The defining, behind-the-scenes chronicle of one of the most extraordinary, beloved, and dominant pop cultural entities in America’s history — Marvel Comics – and the outsized personalities who made Marvel including Martin Goodman, Stan Lee, and Jack Kirby.  

“Sean Howe’s history of Marvel makes a compulsively readable, riotous and heartbreaking version of my favorite story, that of how a bunch of weirdoes changed the world…That it’s all true is just frosting on the cake.”  —Jonathan Lethem

For the first time, Marvel Comics tells the stories of the men who made Marvel: Martin Goodman, the self-made publisher who forayed into comics after a get-rich-quick tip in 1939, Stan Lee, the energetic editor who would shepherd the company through thick and thin for decades and Jack Kirby, the WWII veteran who would co-create Captain America in 1940 and, twenty years later, developed with Lee the bulk of the company’s marquee characters in a three-year frenzy. Incorporating more than one hundred original interviews with those who worked behind the scenes at Marvel over a seventy-year-span, Marvel Comics packs anecdotes and analysis into a gripping narrative of how a small group of people on the cusp of failure created one of the most enduring pop cultural forces in contemporary America.

Review

This was subtitled The Untold Story, but it could have easily been Marvel Comics: Why They All Left Eventually Pissed Off.

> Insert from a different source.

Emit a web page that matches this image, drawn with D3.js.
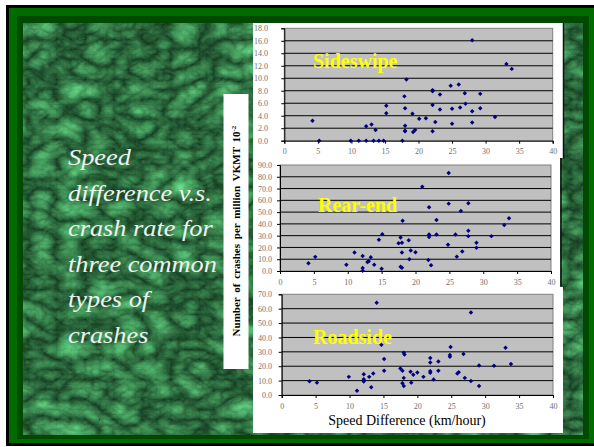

While this was exhaustive, expansive and all that, I’m not sure this is a book I would recommend to fans of Marvel Comics, unless you really want to know who all was pissed at who. This was the fake reality shows brought to nerd culture, only it was not set up drama. This book will not make you a bigger fan of Marvel comics, and quite possibly could have the opposite effect. It reads like a list of reasons why Marvel Comics made it despite trying really hard not to, corporate wise.

I did not grow up a comic kid. And I only know the surface stuff when it comes to creators, editors, corporate culture, et al. So much of this was stuff I did not know. Some of it was. I’m not sure the new knowledge was worth the trouble, or the bleak picture of the comic industry that gets painted within.